Why Google Tasks Became the Default Free To‑Do App
For many people, Google Tasks quietly became the default free to-do app the moment it appeared inside Gmail and Google Calendar. You do not need a new login, a subscription, or even a separate habit: if you already live in your inbox and calendar, your tasks are just a click away. Turning an email into a task is as simple as tapping a menu option in Gmail, and that alone solves a common productivity failure—reading important messages, then forgetting to act on them. Because everything you add also shows up in Google Calendar, tasks stay visible in the same place you check meetings and deadlines. For basic task management—bills to pay, calls to make, errands to run—Google Tasks has removed the need for many people to pay for a dedicated app, while still staying fast, simple, and unobtrusive.

Where Google Tasks Shines—and Where It Starts to Struggle
Google Tasks excels when something has a clear due date. Need to schedule a meeting, send an invoice, or pay rent on time? Adding a dated task that appears on your calendar fits perfectly. Recurring tasks work well for things that follow predictable cycles—weekly reports, monthly bills, annual renewals—because you can set repeat rules with flexible start and end options. The problem appears when you try to use it as a chore planner app for flexible, real-world maintenance. Household chores like vacuuming, cleaning the study, or replacing an air filter rarely map neatly onto fixed dates. If you miss a scheduled Friday vacuum because you were traveling, your task becomes ‘overdue’ and easy to ignore or endlessly snooze. Google Tasks’ date-based structure, which is perfect for work deadlines, starts to feel rigid when you need a system that adapts to how often tasks really happen, not just when the calendar says they should.

What a Self-Hosted Task Manager Does Differently
A self-hosted task manager or chore planner app approaches the problem from the opposite direction. Instead of asking, “What date should this happen?” tools like Chorizard focus on “How often should this happen after I last did it?” You define relative intervals—such as cleaning the coffee machine every two weeks—and the system schedules the next occurrence based on the last completion, not a static calendar slot. This means skipping chores no longer wrecks your plan; you simply do them when the app surfaces them again. Priority queues add another layer of intelligence, highlighting the most important chores instead of dumping everything into one overwhelming list. Taking out the trash naturally outranks reorganizing a drawer. The result is a planner that feels purpose-built for home maintenance: it adapts to real life rather than punishing you for not living on a perfectly regular schedule.
Control, Customization, and the Trade-Offs of Self‑Hosting
Running a self-hosted task manager puts you in full control. Your data lives on your own server or hardware, not solely in a big cloud ecosystem. That appeals to users who care deeply about privacy, data ownership, and the ability to tweak how their planner behaves. You can tailor workflows specifically for home maintenance, add custom chore categories, and adjust scheduling logic until it mirrors your routines. However, that power comes with setup effort: deploying a Docker stack, managing updates, and ensuring backups are not as frictionless as installing a mobile app. You also lose the instant integration that makes Google Tasks so convenient inside Gmail and Google Calendar. In exchange, you gain a system that can grow with your household, handle complex chore patterns, and remain available even if you decide to move away from commercial task platforms in the future.

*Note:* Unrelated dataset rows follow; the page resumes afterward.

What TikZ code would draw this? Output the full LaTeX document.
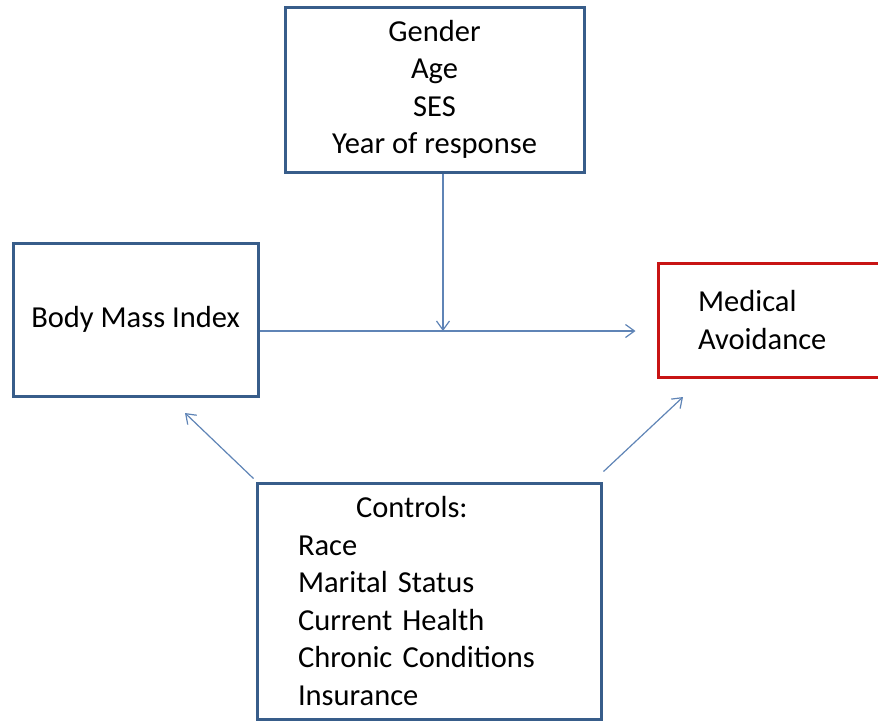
\documentclass[tikz,border=0pt]{standalone}
\usepackage{fontspec}
\setmainfont{Carlito}
\usetikzlibrary{arrows.meta}
\definecolor{boxblue}{RGB}{56,93,138}
\definecolor{boxred}{RGB}{200,20,20}
\definecolor{arrowblue}{RGB}{95,132,182}
\begin{document}
\begin{tikzpicture}[x=1pt,y=-1pt,
	box/.style={draw=boxblue, line width=3pt, fill=white, inner ysep=0pt, font=\fontsize{30.5}{37.5}\selectfont},
	link/.style={draw=arrowblue, line width=1.2pt, -{Straight Barb[length=9pt,width=13pt]}}]
	\useasboundingbox (0,0) rectangle (878,721);
	\node (mod) [box, minimum width=299pt, minimum height=165pt, align=center] at (434.5,89.5) {Gender\\Age\\SES\\Year of response};
	\node (bmi) [box, minimum width=245pt, minimum height=153pt, align=center] at (135.5,319.5) {Body Mass Index};
	\node (avoid) [box, draw=boxred, minimum width=232pt, minimum height=114pt, inner xsep=40pt, text width=152pt, align=left] at (774,320) {Medical\\Avoidance};
	\node (ctrl) [box, minimum width=344pt, minimum height=236pt, inner xsep=41pt, text width=262pt, align=left] at (429,601) {\hspace*{58pt}Controls:\\Race\\Marital Status\\Current Health\\Chronic Conditions\\Insurance};
	\coordinate (m) at (443,331);
	\coordinate (t1) at (185,413);
	\coordinate (t2) at (683,397);
	\draw[link] ([yshift=-11.5pt]bmi.east) -- ([yshift=-11pt,xshift=-21pt]avoid.west);
	\draw[link] ([xshift=8.5pt]mod.south) -- (m);
	\draw[link] ([xshift=-2pt,yshift=3pt]ctrl.north west) -- (t1);
	\draw[link] ([xshift=1pt,yshift=10pt]ctrl.north east) -- (t2);
\end{tikzpicture}
\end{document}
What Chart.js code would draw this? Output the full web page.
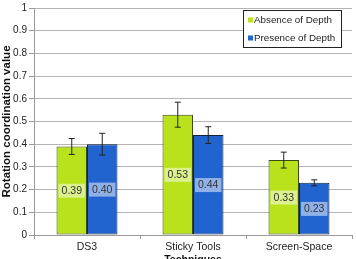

How to Choose the Right Task Manager for Your Life
Choosing between Google Tasks and a self-hosted Google Tasks alternative comes down to your priorities. If you value convenience, live in Gmail and Google Calendar, and mostly manage dated tasks—appointments, deadlines, recurring bills—Google Tasks is usually enough. It is a free to-do app that stays out of the way while covering everyday productivity basics for work and personal life. If your bigger problem is actually keeping up with household chores, flexible recurring maintenance, and long-running home projects, a self-hosted chore planner or self-hosted task manager may fit better. Relative scheduling and priority queues make it easier to decide what to do next without staring at a wall of overdue tasks. Convenience and integration sit on one side; customization, control, and privacy sit on the other. The best task management comparison is simple: pick the tool that reduces friction today and still supports the life you are trying to build tomorrow.